'''
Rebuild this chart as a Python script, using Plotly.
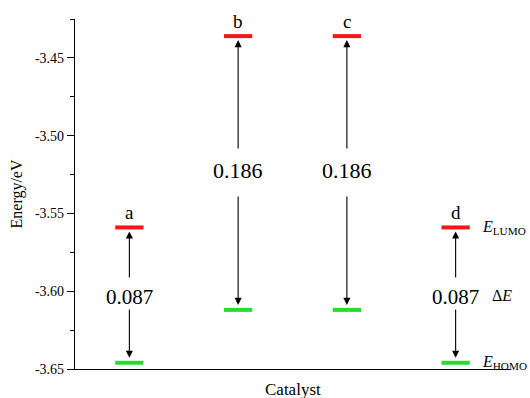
import plotly.graph_objects as go

catalysts = ["a", "b", "c", "d"]
positions = [1, 2, 3, 4]
lumo = [-3.559, -3.436, -3.436, -3.559]
homo = [-3.646, -3.612, -3.612, -3.646]
gap_labels = ["0.087", "0.186", "0.186", "0.087"]
gap_font = [21, 22, 22, 21]
yticks = [-3.65, -3.60, -3.55, -3.50, -3.45]
ytick_text = ["-3.65", "-3.60", "-3.55", "-3.50", "-3.45"]
x_title = "Catalyst"
y_title = "Energy/eV"

FONT = "'Liberation Serif', 'Times New Roman', 'DejaVu Serif', serif"
RED = "#f01818"
GREEN = "#22e02a"
HALF = 0.13
PX_PER_UNIT = 350 / 0.225  # plot height / y span

fig = go.Figure()

for x, lu, ho in zip(positions, lumo, homo):
    fig.add_trace(go.Scatter(x=[x - HALF, x + HALF], y=[lu, lu], mode="lines",
                             line=dict(color=RED, width=4), showlegend=False,
                             hoverinfo="skip"))
    fig.add_trace(go.Scatter(x=[x - HALF, x + HALF], y=[ho, ho], mode="lines",
                             line=dict(color=GREEN, width=4), showlegend=False,
                             hoverinfo="skip"))

annotations = []
for x, name, lu, ho, lab, fs in zip(positions, catalysts, lumo, homo, gap_labels, gap_font):
    mid = (lu + ho) / 2
    big = fs >= 22
    up_gap = (23 if big else 16) / PX_PER_UNIT
    dn_gap = (22 if big else 13) / PX_PER_UNIT
    annotations.append(dict(x=x, y=mid, xref="x", yref="y", text=lab, showarrow=False,
                            yshift=(3 if big else -2),
                            font=dict(family=FONT, size=fs, color="black")))
    annotations.append(dict(x=x, y=lu, xref="x", yref="y", text=name, showarrow=False,
                            yanchor="bottom", yshift=2,
                            font=dict(family=FONT, size=19, color="black")))
    annotations.append(dict(x=x, y=lu, xref="x", yref="y", text="", showarrow=True,
                            ax=x, ay=mid + up_gap, axref="x", ayref="y",
                            arrowhead=2, arrowsize=1.3, arrowwidth=1.1,
                            arrowcolor="black", standoff=4))
    annotations.append(dict(x=x, y=ho, xref="x", yref="y", text="", showarrow=True,
                            ax=x, ay=mid - dn_gap, axref="x", ayref="y",
                            arrowhead=2, arrowsize=1.3, arrowwidth=1.1,
                            arrowcolor="black", standoff=5))

last = positions[-1]
annotations.append(dict(x=last + 0.22, y=lumo[-1], xref="x", yref="y", xanchor="left",
                        text="<i>E</i><sub>LUMO</sub>", showarrow=False,
                        font=dict(family=FONT, size=16, color="black")))
annotations.append(dict(x=last + 0.32, y=(lumo[-1] + homo[-1]) / 2, xref="x", yref="y",
                        xanchor="left", text="Δ<i>E</i>", showarrow=False,
                        font=dict(family=FONT, size=16, color="black")))
annotations.append(dict(x=last + 0.22, y=homo[-1], xref="x", yref="y", xanchor="left",
                        text="<i>E</i><sub>HOMO</sub>", showarrow=False,
                        font=dict(family=FONT, size=16, color="black")))
# x-axis title placed just under the axis line
annotations.append(dict(x=0.5, y=0, xref="paper", yref="paper", text=x_title,
                        showarrow=False, yanchor="top", yshift=-9,
                        font=dict(family=FONT, size=17, color="black")))

fig.update_layout(
    width=530, height=398,
    margin=dict(l=75, r=20, t=19, b=29),
    paper_bgcolor="white", plot_bgcolor="white",
    font=dict(family=FONT, color="black"),
    annotations=annotations,
    xaxis=dict(range=[0.5, 4.5], showgrid=False, zeroline=False, automargin=False,
               showline=True, linecolor="black", linewidth=1.2,
               showticklabels=False, ticks=""),
    yaxis=dict(range=[-3.65, -3.425], showgrid=False, zeroline=False, automargin=False,
               showline=True, linecolor="black", linewidth=1.2,
               tickmode="array", tickvals=yticks, ticktext=ytick_text,
               ticks="outside", ticklen=7, tickwidth=1.2, tickcolor="black",
               tickfont=dict(family=FONT, size=14),
               minor=dict(dtick=0.025, tick0=-3.65, ticks="outside", ticklen=4,
                          tickwidth=1.2, tickcolor="black", showgrid=False),
               title=dict(text=y_title, font=dict(family=FONT, size=16),
                          standoff=8)),
)

fig.write_html("out.html", config={"displayModeBar": False},
               post_script="document.body.style.margin='0px';")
'''
Task requirements:
Starting with the first line of the data above and ending with the line containing "import plotly.graph_objects as go", please restate every line exactly, leaving images out.

The answer:
Rebuild this chart as a Python script, using Plotly.
import plotly.graph_objects as go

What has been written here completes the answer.